:: EXTRACTED INFORMATION ::
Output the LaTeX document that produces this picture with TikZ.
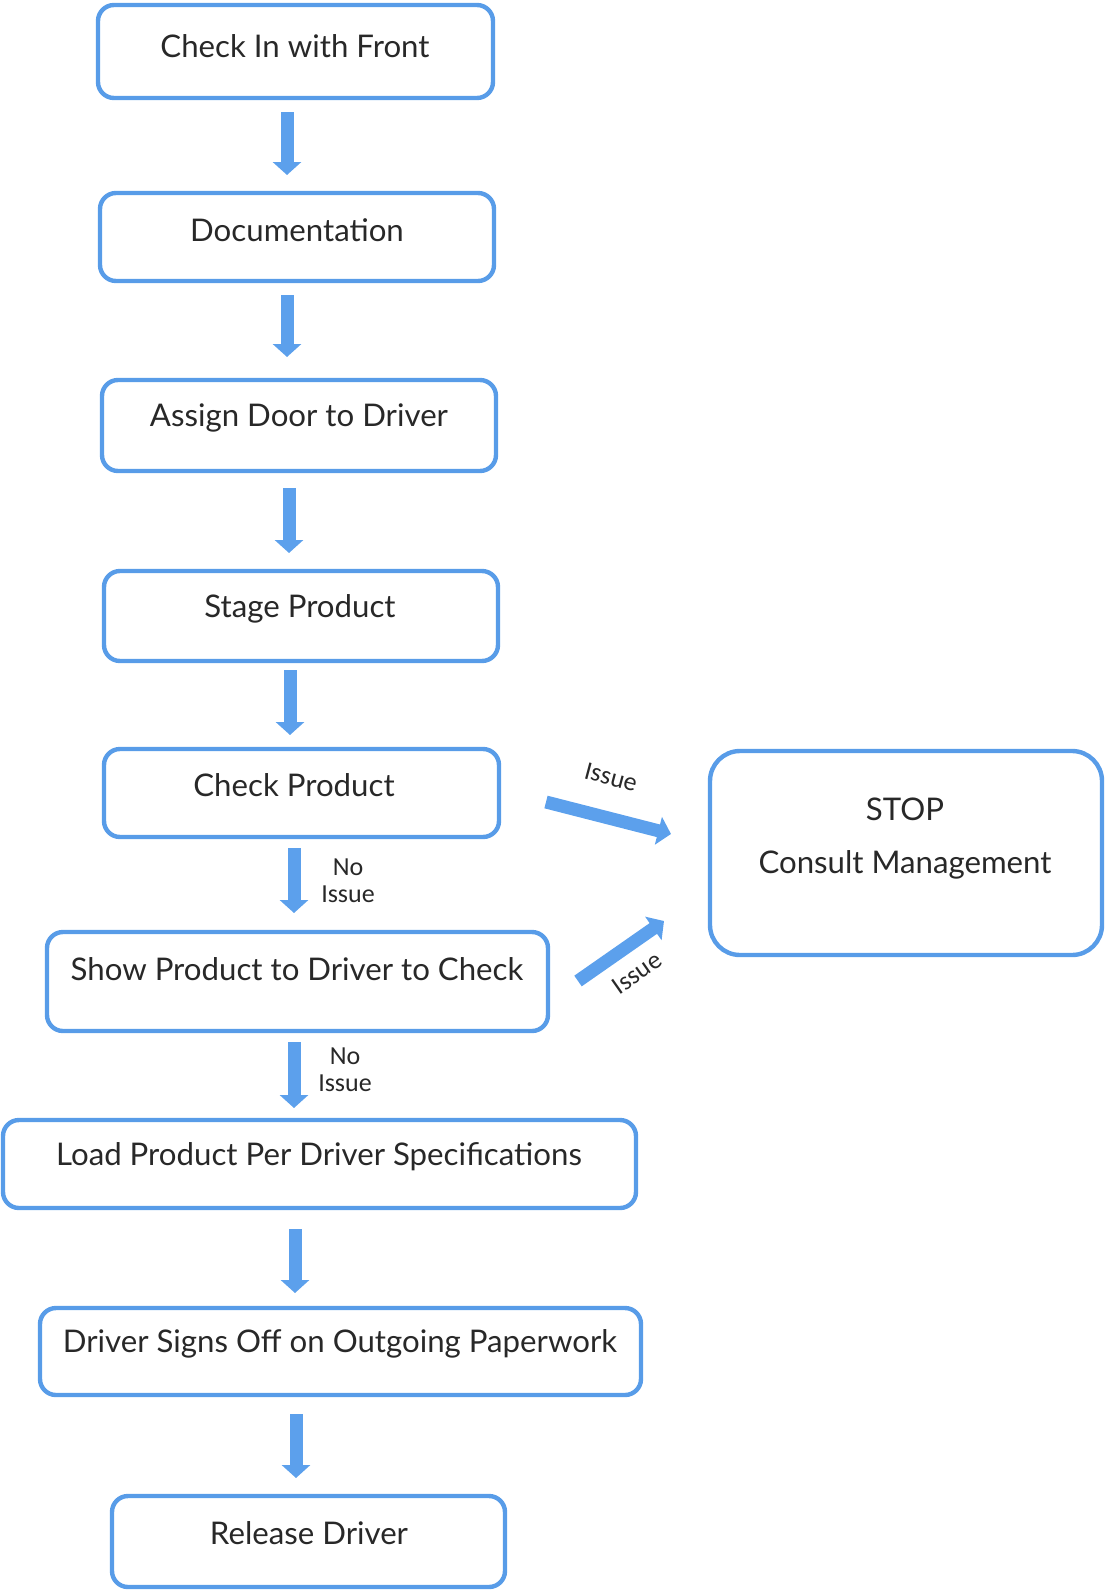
\documentclass[tikz,border=0pt]{standalone}
\usepackage{fontspec}
\setmainfont{Lato}
\newfontfamily\labelfont{Carlito}
\usetikzlibrary{arrows.meta}
\definecolor{boxblue}{RGB}{88,156,232}
\definecolor{arrblue}{RGB}{92,160,236}
\definecolor{txt}{RGB}{40,40,40}
\tikzset{
  stepbox/.style={draw=boxblue, line width=2.2pt, rounded corners=8pt},
  boxtext/.style={text=txt, font=\fontsize{15.6}{18}\selectfont},
  flowarrow/.style={draw=arrblue, line width=6.5pt, -{Triangle[length=6.5pt,width=14pt]}},
  lbl/.style={text=txt, font=\labelfont\fontsize{13}{13.5}\selectfont, align=center, inner sep=1pt},
}
\begin{document}
\begin{tikzpicture}[x=0.5pt,y=-0.5pt]
\useasboundingbox (0,0) rectangle (1106,1590);
% boxes
\node[stepbox, minimum width=197.5pt, minimum height=46.5pt] (b1) at (295.5,51.5) {};
\node[boxtext] (t1) at (295,46) {Check In with Front};
\node[stepbox, minimum width=197pt, minimum height=44pt] (b2) at (297,237) {};
\node[boxtext] (t2) at (297,230) {Documentation};
\node[stepbox, minimum width=197pt, minimum height=45.5pt] (b3) at (299,425.5) {};
\node[boxtext] (t3) at (299,418) {Assign Door to Driver};
\node[stepbox, minimum width=197pt, minimum height=45pt] (b4) at (301,616) {};
\node[boxtext] (t4) at (300,609) {Stage Product};
\node[stepbox, minimum width=197.5pt, minimum height=44pt] (b5) at (301.5,793) {};
\node[boxtext] (t5) at (294,785) {Check Product};
\node[stepbox, minimum width=250.5pt, minimum height=49.5pt] (b6) at (297.5,981.5) {};
\node[boxtext] (t6) at (297,969) {Show Product to Driver to Check};
\node[stepbox, minimum width=316.5pt, minimum height=44pt] (b7) at (319.5,1164) {};
\node[boxtext] (t7) at (319,1157) {Load Product Per Driver Specifications};
\node[stepbox, minimum width=300.5pt, minimum height=43.5pt] (b8) at (340.5,1351.5) {};
\node[boxtext] (t8) at (340,1344) {Driver Signs Off on Outgoing Paperwork};
\node[stepbox, minimum width=196.5pt, minimum height=45.5pt] (b9) at (308.5,1541.5) {};
\node[boxtext] (t9) at (309,1533) {Release Driver};
\node[stepbox, rounded corners=15pt, minimum width=196pt, minimum height=102pt] (stop) at (906,853) {};
\node[boxtext] (t10) at (905,809) {STOP};
\node[boxtext] (t11) at (905,865) {Consult Management};
% vertical arrows
\coordinate (a1s) at (287,112); \coordinate (a1e) at (287,175);
\coordinate (a2s) at (287,295); \coordinate (a2e) at (287,357);
\coordinate (a3s) at (289,488); \coordinate (a3e) at (289,553);
\coordinate (a4s) at (290,670); \coordinate (a4e) at (290,735);
\coordinate (a5s) at (294,848); \coordinate (a5e) at (294,913);
\coordinate (a6s) at (294,1042); \coordinate (a6e) at (294,1108);
\coordinate (a7s) at (295,1229); \coordinate (a7e) at (295,1293);
\coordinate (a8s) at (296,1414); \coordinate (a8e) at (296,1478);
\draw[flowarrow] (a1s) -- (a1e);
\draw[flowarrow] (a2s) -- (a2e);
\draw[flowarrow] (a3s) -- (a3e);
\draw[flowarrow] (a4s) -- (a4e);
\draw[flowarrow] (a5s) -- (a5e);
\draw[flowarrow] (a6s) -- (a6e);
\draw[flowarrow] (a7s) -- (a7e);
\draw[flowarrow] (a8s) -- (a8e);
% diagonal arrows
\coordinate (d1s) at (546,802); \coordinate (d1e) at (671,834);
\coordinate (d2s) at (578,981); \coordinate (d2e) at (664,921);
\draw[flowarrow] (d1s) -- (d1e);
\draw[flowarrow] (d2s) -- (d2e);
% labels
\node[lbl] (n1) at (348,881) {No\\Issue};
\node[lbl] (n2) at (345,1070) {No\\Issue};
\node[lbl, rotate=-15] (i1) at (611,777) {Issue};
\node[lbl, rotate=35] (i2) at (637,973) {Issue};
\end{tikzpicture}
\end{document}
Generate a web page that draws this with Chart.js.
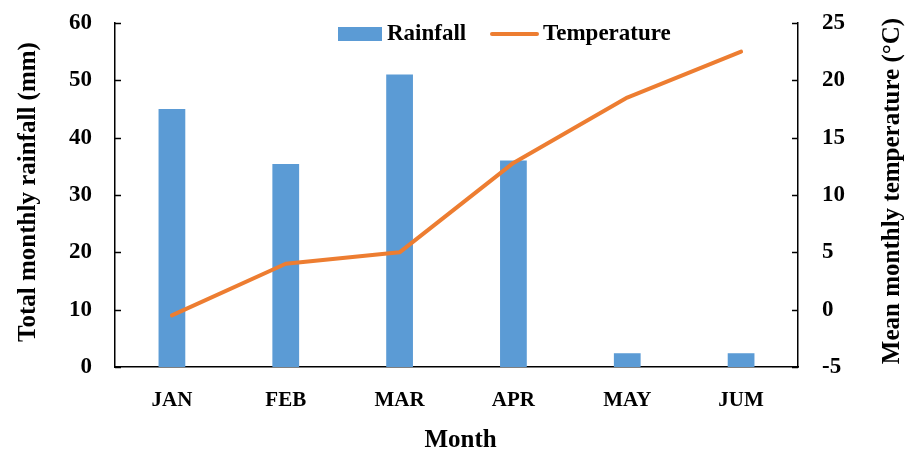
<!DOCTYPE html>
<html>
<head>
<meta charset="utf-8">
<script src="https://cdn.jsdelivr.net/npm/chart.js@4"></script>
<style>
  html, body { margin: 0; padding: 0; background: #fff; }
</style>
</head>
<body>
<canvas id="myChart" width="908" height="455"></canvas>
<script>
// Monthly rainfall (bars, left axis) and mean temperature (line, right axis)
const months = ['JAN', 'FEB', 'MAR', 'APR', 'MAY', 'JUM'];
const rainfall = [45, 35.4, 51, 36, 2.4, 2.4];
const temperature = [-0.5, 4, 5, 12.8, 18.5, 22.5];
const rainTicks = [0, 10, 20, 30, 40, 50, 60];
const tempTicks = [-5, 0, 5, 10, 15, 20, 25];

const FONT = "'Liberation Serif', 'DejaVu Serif', serif";
const BLUE = '#5B9BD5';
const ORANGE = '#ED7D31';

// inward tick marks, axis titles and the legend inside the plot
const decorations = {
    id: 'decorations',
    afterDraw(chart) {
        const ctx = chart.ctx;
        const area = chart.chartArea;
        const y = chart.scales.y;
        const y1 = chart.scales.y1;

        ctx.save();
        ctx.strokeStyle = '#000';
        ctx.lineWidth = 1.5;
        rainTicks.forEach(v => {
            const py = Math.round(y.getPixelForValue(v)) + 0.5;
            ctx.beginPath();
            ctx.moveTo(area.left, py);
            ctx.lineTo(area.left + 6, py);
            ctx.stroke();
        });
        tempTicks.forEach(v => {
            const py = Math.round(y1.getPixelForValue(v)) + 0.5;
            ctx.beginPath();
            ctx.moveTo(area.right - 6, py);
            ctx.lineTo(area.right, py);
            ctx.stroke();
        });

        // axis titles
        ctx.fillStyle = '#000';
        ctx.font = 'bold 25px ' + FONT;
        ctx.textAlign = 'center';
        ctx.textBaseline = 'middle';
        ctx.fillText('Month', (area.left + area.right) / 2 + 4, 441);

        ctx.save();
        ctx.translate(29, 192);
        ctx.rotate(-Math.PI / 2);
        ctx.fillText('Total monthly rainfall (mm)', 0, 0);
        ctx.restore();

        ctx.save();
        ctx.translate(893, 191);
        ctx.rotate(-Math.PI / 2);
        ctx.fillText('Mean monthly temperature (\u00B0C)', 0, 0);
        ctx.restore();

        // legend
        const ds = chart.data.datasets;
        ctx.font = 'bold 23px ' + FONT;
        ctx.textAlign = 'left';
        ctx.fillStyle = ds[1].backgroundColor;
        ctx.fillRect(338, 27, 44, 14);
        ctx.fillStyle = '#000';
        ctx.fillText(ds[1].label, 387, 34);

        ctx.strokeStyle = ds[0].borderColor;
        ctx.lineWidth = 4;
        ctx.lineCap = 'round';
        ctx.beginPath();
        ctx.moveTo(492, 34);
        ctx.lineTo(537, 34);
        ctx.stroke();
        ctx.fillText(ds[0].label, 543, 34);
        ctx.restore();
    }
};

const noOverhang = s => { s.paddingTop = 0; s.paddingBottom = 0; };

const ctx = document.getElementById('myChart').getContext('2d');
const myChart = new Chart(ctx, {
    type: 'bar',
    data: {
        labels: months,
        datasets: [{
            type: 'line',
            label: 'Temperature',
            data: temperature,
            yAxisID: 'y1',
            borderColor: ORANGE,
            backgroundColor: ORANGE,
            borderWidth: 4,
            borderCapStyle: 'round',
            borderJoinStyle: 'round',
            pointRadius: 0,
            tension: 0,
            order: 0
        }, {
            type: 'bar',
            label: 'Rainfall',
            data: rainfall,
            yAxisID: 'y',
            backgroundColor: BLUE,
            categoryPercentage: 1,
            barPercentage: 0.235,
            order: 1
        }]
    },
    options: {
        responsive: false,
        animation: false,
        devicePixelRatio: 1,
        layout: { padding: { top: 23, left: 0, right: 0, bottom: 0 } },
        plugins: {
            legend: { display: false },
            tooltip: { enabled: false }
        },
        scales: {
            x: {
                grid: { display: false, drawTicks: false },
                border: { display: true, color: '#000', width: 1.5 },
                ticks: { color: '#000', padding: 21, font: { family: FONT, size: 21, weight: 'bold' } },
                afterFit: s => { s.height = 88; s.paddingLeft = 0; s.paddingRight = 0; }
            },
            y: {
                position: 'left',
                min: 0,
                max: 60,
                grid: { display: false, drawTicks: false },
                border: { display: true, color: '#000', width: 1.5 },
                ticks: {
                    stepSize: 10,
                    padding: 23,
                    color: '#000',
                    font: { family: FONT, size: 23, weight: 'bold' }
                },
                afterBuildTicks: s => { s.ticks = rainTicks.map(v => ({ value: v })); },
                afterFit: s => { s.width = 115; noOverhang(s); }
            },
            y1: {
                position: 'right',
                min: -5,
                max: 25,
                grid: { display: false, drawTicks: false },
                border: { display: true, color: '#000', width: 1.5 },
                ticks: {
                    stepSize: 5,
                    padding: 24,
                    color: '#000',
                    font: { family: FONT, size: 23, weight: 'bold' }
                },
                afterBuildTicks: s => { s.ticks = tempTicks.map(v => ({ value: v })); },
                afterFit: s => { s.width = 110; noOverhang(s); }
            }
        }
    },
    plugins: [decorations]
});
</script>
</body>
</html>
:::
WHAT YOU ARE ASKED TO DO:
Reproduce every line of the listing above in which the string "with" appears.

SOLUTION:
Output the LaTeX document that produces this picture with TikZ.
\node[boxtext] (t1) at (295,46) {Check In with Front};
Generate a web page that draws this with Chart.js.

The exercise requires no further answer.